Your objective: Skip the pictures and repeat each line of the data exactly.

Material:

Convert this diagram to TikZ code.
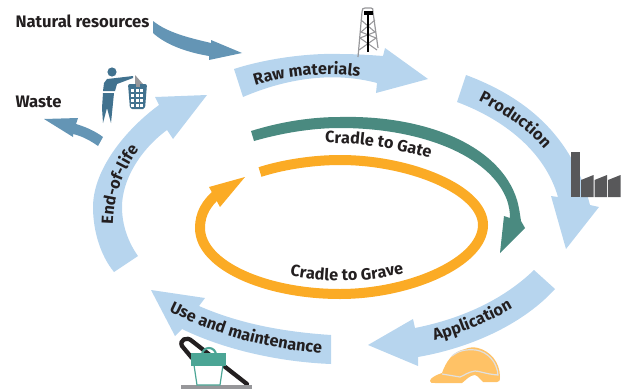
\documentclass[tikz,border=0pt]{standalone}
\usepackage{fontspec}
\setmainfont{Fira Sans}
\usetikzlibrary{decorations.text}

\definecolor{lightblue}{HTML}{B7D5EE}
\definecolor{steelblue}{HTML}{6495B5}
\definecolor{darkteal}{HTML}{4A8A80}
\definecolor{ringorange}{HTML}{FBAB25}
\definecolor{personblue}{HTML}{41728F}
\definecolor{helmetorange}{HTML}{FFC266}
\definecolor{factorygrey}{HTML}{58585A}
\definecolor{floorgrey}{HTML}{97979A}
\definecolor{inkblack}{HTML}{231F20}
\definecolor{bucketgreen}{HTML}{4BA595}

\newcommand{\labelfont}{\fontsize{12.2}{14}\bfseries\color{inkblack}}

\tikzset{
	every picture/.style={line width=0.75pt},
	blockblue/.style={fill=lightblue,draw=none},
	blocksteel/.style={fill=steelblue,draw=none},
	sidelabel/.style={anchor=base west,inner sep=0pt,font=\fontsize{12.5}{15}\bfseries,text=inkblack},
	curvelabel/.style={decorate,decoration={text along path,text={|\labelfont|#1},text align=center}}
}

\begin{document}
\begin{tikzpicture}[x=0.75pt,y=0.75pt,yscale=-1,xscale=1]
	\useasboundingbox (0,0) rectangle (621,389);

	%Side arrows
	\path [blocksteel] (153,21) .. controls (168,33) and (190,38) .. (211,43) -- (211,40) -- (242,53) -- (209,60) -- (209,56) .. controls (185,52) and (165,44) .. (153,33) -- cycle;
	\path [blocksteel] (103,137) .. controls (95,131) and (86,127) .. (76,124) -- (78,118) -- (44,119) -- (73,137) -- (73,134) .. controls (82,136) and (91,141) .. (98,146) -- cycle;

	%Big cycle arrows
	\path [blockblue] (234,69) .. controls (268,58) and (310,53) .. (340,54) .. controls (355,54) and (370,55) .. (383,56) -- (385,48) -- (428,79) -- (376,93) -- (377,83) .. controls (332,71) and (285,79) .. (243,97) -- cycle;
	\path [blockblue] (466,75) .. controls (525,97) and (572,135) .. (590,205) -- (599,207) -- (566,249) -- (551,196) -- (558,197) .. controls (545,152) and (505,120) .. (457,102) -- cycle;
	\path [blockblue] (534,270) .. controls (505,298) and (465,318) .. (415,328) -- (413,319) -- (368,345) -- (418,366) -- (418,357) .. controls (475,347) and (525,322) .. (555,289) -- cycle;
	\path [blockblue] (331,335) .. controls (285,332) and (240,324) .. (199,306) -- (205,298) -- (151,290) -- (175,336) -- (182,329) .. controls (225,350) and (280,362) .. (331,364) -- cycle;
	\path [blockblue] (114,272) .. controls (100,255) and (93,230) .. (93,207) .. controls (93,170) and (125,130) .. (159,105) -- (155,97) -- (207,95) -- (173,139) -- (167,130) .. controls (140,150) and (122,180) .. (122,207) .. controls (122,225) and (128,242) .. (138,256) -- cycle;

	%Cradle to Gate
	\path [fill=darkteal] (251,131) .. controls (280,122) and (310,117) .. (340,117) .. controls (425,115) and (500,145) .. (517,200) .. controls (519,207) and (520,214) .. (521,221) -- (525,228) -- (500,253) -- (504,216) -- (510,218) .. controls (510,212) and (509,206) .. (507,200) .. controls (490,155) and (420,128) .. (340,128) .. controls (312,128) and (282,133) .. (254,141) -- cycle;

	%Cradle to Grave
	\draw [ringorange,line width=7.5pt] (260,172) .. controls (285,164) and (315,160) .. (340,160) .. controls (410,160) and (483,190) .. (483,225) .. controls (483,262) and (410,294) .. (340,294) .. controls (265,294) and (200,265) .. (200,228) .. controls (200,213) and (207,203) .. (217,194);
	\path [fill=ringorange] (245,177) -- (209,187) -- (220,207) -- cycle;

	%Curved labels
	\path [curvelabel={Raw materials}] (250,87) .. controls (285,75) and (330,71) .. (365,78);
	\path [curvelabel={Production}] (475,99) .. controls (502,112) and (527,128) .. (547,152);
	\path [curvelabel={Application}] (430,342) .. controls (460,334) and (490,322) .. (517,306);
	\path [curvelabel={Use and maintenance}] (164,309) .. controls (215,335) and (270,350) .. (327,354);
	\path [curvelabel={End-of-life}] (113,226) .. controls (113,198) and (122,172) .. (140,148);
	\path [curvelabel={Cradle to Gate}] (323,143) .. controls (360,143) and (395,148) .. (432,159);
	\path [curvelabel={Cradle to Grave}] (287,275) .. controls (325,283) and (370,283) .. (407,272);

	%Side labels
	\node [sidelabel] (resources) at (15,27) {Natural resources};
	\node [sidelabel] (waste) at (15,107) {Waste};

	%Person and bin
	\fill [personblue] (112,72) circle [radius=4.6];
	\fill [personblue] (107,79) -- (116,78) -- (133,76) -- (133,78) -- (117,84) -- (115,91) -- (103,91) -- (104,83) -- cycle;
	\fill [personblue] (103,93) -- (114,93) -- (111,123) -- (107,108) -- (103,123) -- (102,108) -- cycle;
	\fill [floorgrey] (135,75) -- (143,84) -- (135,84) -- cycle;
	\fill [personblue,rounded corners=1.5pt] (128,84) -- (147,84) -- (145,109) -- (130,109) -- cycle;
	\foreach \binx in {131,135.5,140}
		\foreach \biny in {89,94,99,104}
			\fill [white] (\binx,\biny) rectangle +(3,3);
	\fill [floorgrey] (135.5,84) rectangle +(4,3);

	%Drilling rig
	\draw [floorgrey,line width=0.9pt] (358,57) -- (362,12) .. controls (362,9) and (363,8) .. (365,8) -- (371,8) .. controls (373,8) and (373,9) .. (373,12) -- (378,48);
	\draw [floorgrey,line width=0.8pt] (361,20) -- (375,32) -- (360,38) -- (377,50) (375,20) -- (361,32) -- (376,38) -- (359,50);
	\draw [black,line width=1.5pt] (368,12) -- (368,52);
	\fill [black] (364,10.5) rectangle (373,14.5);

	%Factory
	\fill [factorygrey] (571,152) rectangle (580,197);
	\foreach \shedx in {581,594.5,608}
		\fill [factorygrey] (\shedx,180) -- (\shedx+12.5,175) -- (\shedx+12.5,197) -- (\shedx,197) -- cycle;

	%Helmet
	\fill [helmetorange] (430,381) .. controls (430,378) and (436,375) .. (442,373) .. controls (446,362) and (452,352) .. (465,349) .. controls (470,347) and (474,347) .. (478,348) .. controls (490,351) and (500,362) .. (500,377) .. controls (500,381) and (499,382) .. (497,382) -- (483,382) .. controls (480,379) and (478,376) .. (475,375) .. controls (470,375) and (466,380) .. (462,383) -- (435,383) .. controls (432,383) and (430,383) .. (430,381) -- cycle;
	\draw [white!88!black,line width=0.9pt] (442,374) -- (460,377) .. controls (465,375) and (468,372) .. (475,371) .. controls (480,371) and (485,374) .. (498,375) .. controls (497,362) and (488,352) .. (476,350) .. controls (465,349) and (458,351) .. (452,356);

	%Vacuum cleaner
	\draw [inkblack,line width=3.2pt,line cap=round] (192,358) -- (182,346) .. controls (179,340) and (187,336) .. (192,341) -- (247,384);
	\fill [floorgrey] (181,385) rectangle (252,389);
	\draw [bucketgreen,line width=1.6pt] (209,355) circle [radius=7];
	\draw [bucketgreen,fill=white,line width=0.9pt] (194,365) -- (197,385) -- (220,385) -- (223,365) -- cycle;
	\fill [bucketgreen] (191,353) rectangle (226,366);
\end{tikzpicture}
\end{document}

Result:
Convert this diagram to TikZ code.
\documentclass[tikz,border=0pt]{standalone}
\usepackage{fontspec}
\setmainfont{Fira Sans}
\usetikzlibrary{decorations.text}

\definecolor{lightblue}{HTML}{B7D5EE}
\definecolor{steelblue}{HTML}{6495B5}
\definecolor{darkteal}{HTML}{4A8A80}
\definecolor{ringorange}{HTML}{FBAB25}
\definecolor{personblue}{HTML}{41728F}
\definecolor{helmetorange}{HTML}{FFC266}
\definecolor{factorygrey}{HTML}{58585A}
\definecolor{floorgrey}{HTML}{97979A}
\definecolor{inkblack}{HTML}{231F20}
\definecolor{bucketgreen}{HTML}{4BA595}

\newcommand{\labelfont}{\fontsize{12.2}{14}\bfseries\color{inkblack}}

\tikzset{
	every picture/.style={line width=0.75pt},
	blockblue/.style={fill=lightblue,draw=none},
	blocksteel/.style={fill=steelblue,draw=none},
	sidelabel/.style={anchor=base west,inner sep=0pt,font=\fontsize{12.5}{15}\bfseries,text=inkblack},
	curvelabel/.style={decorate,decoration={text along path,text={|\labelfont|#1},text align=center}}
}

\begin{document}
\begin{tikzpicture}[x=0.75pt,y=0.75pt,yscale=-1,xscale=1]
	\useasboundingbox (0,0) rectangle (621,389);

	%Side arrows
	\path [blocksteel] (153,21) .. controls (168,33) and (190,38) .. (211,43) -- (211,40) -- (242,53) -- (209,60) -- (209,56) .. controls (185,52) and (165,44) .. (153,33) -- cycle;
	\path [blocksteel] (103,137) .. controls (95,131) and (86,127) .. (76,124) -- (78,118) -- (44,119) -- (73,137) -- (73,134) .. controls (82,136) and (91,141) .. (98,146) -- cycle;

	%Big cycle arrows
	\path [blockblue] (234,69) .. controls (268,58) and (310,53) .. (340,54) .. controls (355,54) and (370,55) .. (383,56) -- (385,48) -- (428,79) -- (376,93) -- (377,83) .. controls (332,71) and (285,79) .. (243,97) -- cycle;
	\path [blockblue] (466,75) .. controls (525,97) and (572,135) .. (590,205) -- (599,207) -- (566,249) -- (551,196) -- (558,197) .. controls (545,152) and (505,120) .. (457,102) -- cycle;
	\path [blockblue] (534,270) .. controls (505,298) and (465,318) .. (415,328) -- (413,319) -- (368,345) -- (418,366) -- (418,357) .. controls (475,347) and (525,322) .. (555,289) -- cycle;
	\path [blockblue] (331,335) .. controls (285,332) and (240,324) .. (199,306) -- (205,298) -- (151,290) -- (175,336) -- (182,329) .. controls (225,350) and (280,362) .. (331,364) -- cycle;
	\path [blockblue] (114,272) .. controls (100,255) and (93,230) .. (93,207) .. controls (93,170) and (125,130) .. (159,105) -- (155,97) -- (207,95) -- (173,139) -- (167,130) .. controls (140,150) and (122,180) .. (122,207) .. controls (122,225) and (128,242) .. (138,256) -- cycle;

	%Cradle to Gate
	\path [fill=darkteal] (251,131) .. controls (280,122) and (310,117) .. (340,117) .. controls (425,115) and (500,145) .. (517,200) .. controls (519,207) and (520,214) .. (521,221) -- (525,228) -- (500,253) -- (504,216) -- (510,218) .. controls (510,212) and (509,206) .. (507,200) .. controls (490,155) and (420,128) .. (340,128) .. controls (312,128) and (282,133) .. (254,141) -- cycle;

	%Cradle to Grave
	\draw [ringorange,line width=7.5pt] (260,172) .. controls (285,164) and (315,160) .. (340,160) .. controls (410,160) and (483,190) .. (483,225) .. controls (483,262) and (410,294) .. (340,294) .. controls (265,294) and (200,265) .. (200,228) .. controls (200,213) and (207,203) .. (217,194);
	\path [fill=ringorange] (245,177) -- (209,187) -- (220,207) -- cycle;

	%Curved labels
	\path [curvelabel={Raw materials}] (250,87) .. controls (285,75) and (330,71) .. (365,78);
	\path [curvelabel={Production}] (475,99) .. controls (502,112) and (527,128) .. (547,152);
	\path [curvelabel={Application}] (430,342) .. controls (460,334) and (490,322) .. (517,306);
	\path [curvelabel={Use and maintenance}] (164,309) .. controls (215,335) and (270,350) .. (327,354);
	\path [curvelabel={End-of-life}] (113,226) .. controls (113,198) and (122,172) .. (140,148);
	\path [curvelabel={Cradle to Gate}] (323,143) .. controls (360,143) and (395,148) .. (432,159);
	\path [curvelabel={Cradle to Grave}] (287,275) .. controls (325,283) and (370,283) .. (407,272);

	%Side labels
	\node [sidelabel] (resources) at (15,27) {Natural resources};
	\node [sidelabel] (waste) at (15,107) {Waste};

	%Person and bin
	\fill [personblue] (112,72) circle [radius=4.6];
	\fill [personblue] (107,79) -- (116,78) -- (133,76) -- (133,78) -- (117,84) -- (115,91) -- (103,91) -- (104,83) -- cycle;
	\fill [personblue] (103,93) -- (114,93) -- (111,123) -- (107,108) -- (103,123) -- (102,108) -- cycle;
	\fill [floorgrey] (135,75) -- (143,84) -- (135,84) -- cycle;
	\fill [personblue,rounded corners=1.5pt] (128,84) -- (147,84) -- (145,109) -- (130,109) -- cycle;
	\foreach \binx in {131,135.5,140}
		\foreach \biny in {89,94,99,104}
			\fill [white] (\binx,\biny) rectangle +(3,3);
	\fill [floorgrey] (135.5,84) rectangle +(4,3);

	%Drilling rig
	\draw [floorgrey,line width=0.9pt] (358,57) -- (362,12) .. controls (362,9) and (363,8) .. (365,8) -- (371,8) .. controls (373,8) and (373,9) .. (373,12) -- (378,48);
	\draw [floorgrey,line width=0.8pt] (361,20) -- (375,32) -- (360,38) -- (377,50) (375,20) -- (361,32) -- (376,38) -- (359,50);
	\draw [black,line width=1.5pt] (368,12) -- (368,52);
	\fill [black] (364,10.5) rectangle (373,14.5);

	%Factory
	\fill [factorygrey] (571,152) rectangle (580,197);
	\foreach \shedx in {581,594.5,608}
		\fill [factorygrey] (\shedx,180) -- (\shedx+12.5,175) -- (\shedx+12.5,197) -- (\shedx,197) -- cycle;

	%Helmet
	\fill [helmetorange] (430,381) .. controls (430,378) and (436,375) .. (442,373) .. controls (446,362) and (452,352) .. (465,349) .. controls (470,347) and (474,347) .. (478,348) .. controls (490,351) and (500,362) .. (500,377) .. controls (500,381) and (499,382) .. (497,382) -- (483,382) .. controls (480,379) and (478,376) .. (475,375) .. controls (470,375) and (466,380) .. (462,383) -- (435,383) .. controls (432,383) and (430,383) .. (430,381) -- cycle;
	\draw [white!88!black,line width=0.9pt] (442,374) -- (460,377) .. controls (465,375) and (468,372) .. (475,371) .. controls (480,371) and (485,374) .. (498,375) .. controls (497,362) and (488,352) .. (476,350) .. controls (465,349) and (458,351) .. (452,356);

	%Vacuum cleaner
	\draw [inkblack,line width=3.2pt,line cap=round] (192,358) -- (182,346) .. controls (179,340) and (187,336) .. (192,341) -- (247,384);
	\fill [floorgrey] (181,385) rectangle (252,389);
	\draw [bucketgreen,line width=1.6pt] (209,355) circle [radius=7];
	\draw [bucketgreen,fill=white,line width=0.9pt] (194,365) -- (197,385) -- (220,385) -- (223,365) -- cycle;
	\fill [bucketgreen] (191,353) rectangle (226,366);
\end{tikzpicture}
\end{document}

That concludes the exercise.